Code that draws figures
========================================

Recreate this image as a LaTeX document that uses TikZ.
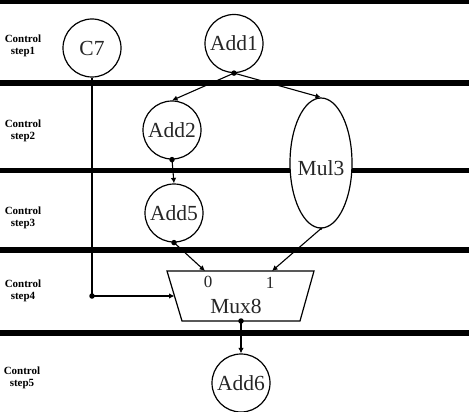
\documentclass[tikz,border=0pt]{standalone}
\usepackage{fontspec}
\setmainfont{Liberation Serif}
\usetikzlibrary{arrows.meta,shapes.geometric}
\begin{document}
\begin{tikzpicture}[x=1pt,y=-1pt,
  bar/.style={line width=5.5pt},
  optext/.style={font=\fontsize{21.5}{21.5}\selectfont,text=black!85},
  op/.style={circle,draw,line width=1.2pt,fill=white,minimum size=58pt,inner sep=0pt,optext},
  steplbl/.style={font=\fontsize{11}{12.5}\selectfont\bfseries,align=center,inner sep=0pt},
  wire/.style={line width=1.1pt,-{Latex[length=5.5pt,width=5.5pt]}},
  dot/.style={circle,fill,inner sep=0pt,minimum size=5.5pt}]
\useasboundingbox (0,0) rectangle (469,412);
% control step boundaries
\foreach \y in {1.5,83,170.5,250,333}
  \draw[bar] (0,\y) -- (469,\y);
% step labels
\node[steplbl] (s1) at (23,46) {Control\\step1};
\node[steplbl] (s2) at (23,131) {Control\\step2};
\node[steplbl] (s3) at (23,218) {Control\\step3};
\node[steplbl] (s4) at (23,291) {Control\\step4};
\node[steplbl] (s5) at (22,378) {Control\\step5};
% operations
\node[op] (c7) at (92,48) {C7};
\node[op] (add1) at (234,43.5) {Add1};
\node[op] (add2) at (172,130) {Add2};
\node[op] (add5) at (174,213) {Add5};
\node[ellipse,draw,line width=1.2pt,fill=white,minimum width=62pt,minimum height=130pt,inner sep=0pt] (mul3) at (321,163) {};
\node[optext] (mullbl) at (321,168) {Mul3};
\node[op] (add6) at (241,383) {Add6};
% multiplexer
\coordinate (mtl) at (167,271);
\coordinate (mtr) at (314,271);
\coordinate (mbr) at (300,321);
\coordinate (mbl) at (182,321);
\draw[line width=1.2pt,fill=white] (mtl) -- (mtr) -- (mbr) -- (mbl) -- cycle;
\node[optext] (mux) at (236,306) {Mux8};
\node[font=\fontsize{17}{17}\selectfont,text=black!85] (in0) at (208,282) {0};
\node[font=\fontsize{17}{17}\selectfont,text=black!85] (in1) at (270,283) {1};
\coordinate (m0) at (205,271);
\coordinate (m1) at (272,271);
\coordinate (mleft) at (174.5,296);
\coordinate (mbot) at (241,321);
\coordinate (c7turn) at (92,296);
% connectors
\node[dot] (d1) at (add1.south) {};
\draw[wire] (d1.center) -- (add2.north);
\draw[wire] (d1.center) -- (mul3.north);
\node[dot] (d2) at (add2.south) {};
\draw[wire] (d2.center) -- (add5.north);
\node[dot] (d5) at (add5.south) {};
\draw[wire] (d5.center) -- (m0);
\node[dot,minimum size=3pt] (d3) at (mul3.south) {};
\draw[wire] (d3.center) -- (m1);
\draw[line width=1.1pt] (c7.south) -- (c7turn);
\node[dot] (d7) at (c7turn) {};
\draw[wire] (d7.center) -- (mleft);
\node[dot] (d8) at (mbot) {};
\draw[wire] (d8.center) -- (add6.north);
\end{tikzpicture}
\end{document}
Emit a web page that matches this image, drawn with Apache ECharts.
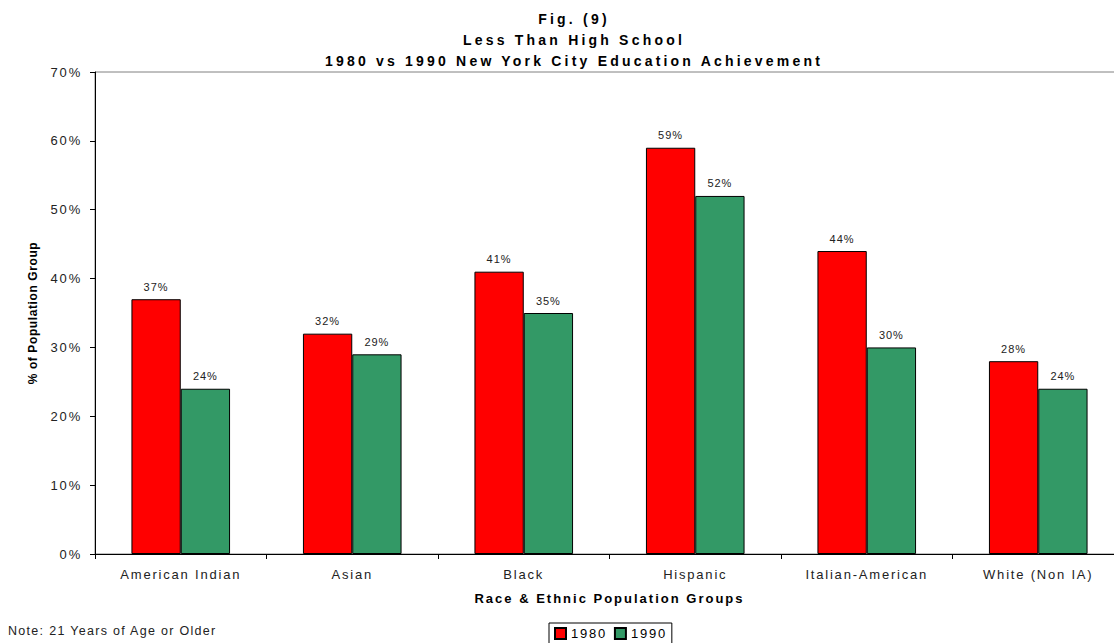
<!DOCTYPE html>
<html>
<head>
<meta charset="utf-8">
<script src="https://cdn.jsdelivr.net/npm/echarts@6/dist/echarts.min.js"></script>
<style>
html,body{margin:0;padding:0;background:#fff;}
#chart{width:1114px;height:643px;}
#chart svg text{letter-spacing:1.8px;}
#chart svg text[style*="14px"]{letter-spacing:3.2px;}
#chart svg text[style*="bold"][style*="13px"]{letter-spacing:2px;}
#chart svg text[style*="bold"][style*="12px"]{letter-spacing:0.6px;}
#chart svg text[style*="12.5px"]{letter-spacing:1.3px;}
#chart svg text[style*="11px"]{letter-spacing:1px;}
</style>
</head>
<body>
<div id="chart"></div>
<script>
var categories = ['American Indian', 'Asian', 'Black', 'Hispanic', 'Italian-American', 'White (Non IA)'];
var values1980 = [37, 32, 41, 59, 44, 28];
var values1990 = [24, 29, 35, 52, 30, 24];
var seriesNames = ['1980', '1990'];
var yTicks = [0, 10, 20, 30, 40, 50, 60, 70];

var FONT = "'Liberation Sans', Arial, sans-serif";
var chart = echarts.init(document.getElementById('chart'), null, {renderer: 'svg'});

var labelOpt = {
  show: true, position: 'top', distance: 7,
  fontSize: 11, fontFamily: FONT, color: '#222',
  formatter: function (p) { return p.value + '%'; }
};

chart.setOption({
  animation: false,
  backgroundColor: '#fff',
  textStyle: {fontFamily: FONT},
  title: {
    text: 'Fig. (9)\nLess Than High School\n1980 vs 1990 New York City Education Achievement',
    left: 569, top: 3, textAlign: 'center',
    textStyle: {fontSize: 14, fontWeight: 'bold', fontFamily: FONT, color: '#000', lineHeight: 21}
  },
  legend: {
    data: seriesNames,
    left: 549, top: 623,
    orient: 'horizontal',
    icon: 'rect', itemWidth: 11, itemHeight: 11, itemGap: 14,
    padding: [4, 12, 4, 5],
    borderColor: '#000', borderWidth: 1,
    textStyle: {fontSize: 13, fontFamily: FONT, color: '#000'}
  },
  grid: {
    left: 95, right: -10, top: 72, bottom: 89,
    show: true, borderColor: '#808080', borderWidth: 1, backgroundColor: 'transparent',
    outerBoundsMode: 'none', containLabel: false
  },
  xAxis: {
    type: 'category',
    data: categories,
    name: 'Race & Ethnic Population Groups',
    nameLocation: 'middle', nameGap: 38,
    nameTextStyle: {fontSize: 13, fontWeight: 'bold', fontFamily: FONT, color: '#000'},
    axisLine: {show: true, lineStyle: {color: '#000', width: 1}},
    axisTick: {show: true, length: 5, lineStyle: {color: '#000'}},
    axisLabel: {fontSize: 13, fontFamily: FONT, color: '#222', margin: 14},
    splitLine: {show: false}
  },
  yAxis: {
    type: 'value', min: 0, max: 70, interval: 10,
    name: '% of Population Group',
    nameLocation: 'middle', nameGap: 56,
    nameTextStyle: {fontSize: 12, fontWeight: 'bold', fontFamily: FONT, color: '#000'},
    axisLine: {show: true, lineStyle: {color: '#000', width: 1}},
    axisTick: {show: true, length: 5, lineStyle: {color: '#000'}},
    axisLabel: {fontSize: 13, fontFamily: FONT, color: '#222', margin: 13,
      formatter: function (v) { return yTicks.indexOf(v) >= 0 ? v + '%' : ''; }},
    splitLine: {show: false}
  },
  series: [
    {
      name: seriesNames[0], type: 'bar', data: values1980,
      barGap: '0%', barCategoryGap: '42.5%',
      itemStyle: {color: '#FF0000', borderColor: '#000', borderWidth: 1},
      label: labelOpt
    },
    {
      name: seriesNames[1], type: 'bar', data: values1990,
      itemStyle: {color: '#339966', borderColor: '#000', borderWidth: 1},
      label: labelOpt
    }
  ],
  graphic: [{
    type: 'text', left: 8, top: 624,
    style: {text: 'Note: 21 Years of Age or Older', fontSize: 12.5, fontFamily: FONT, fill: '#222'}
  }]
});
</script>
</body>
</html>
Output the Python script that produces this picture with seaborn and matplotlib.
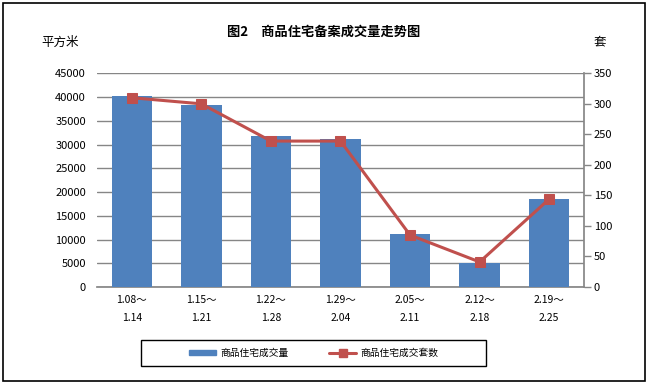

========================================

▶ WORK INSTRUCTIONS
Show every line in the records above that contains the word "with".

▶ FINISHED EXERCISE
Emit a web page that matches this image, drawn with Apache ECharts.
Output the Python script that produces this picture with seaborn and matplotlib.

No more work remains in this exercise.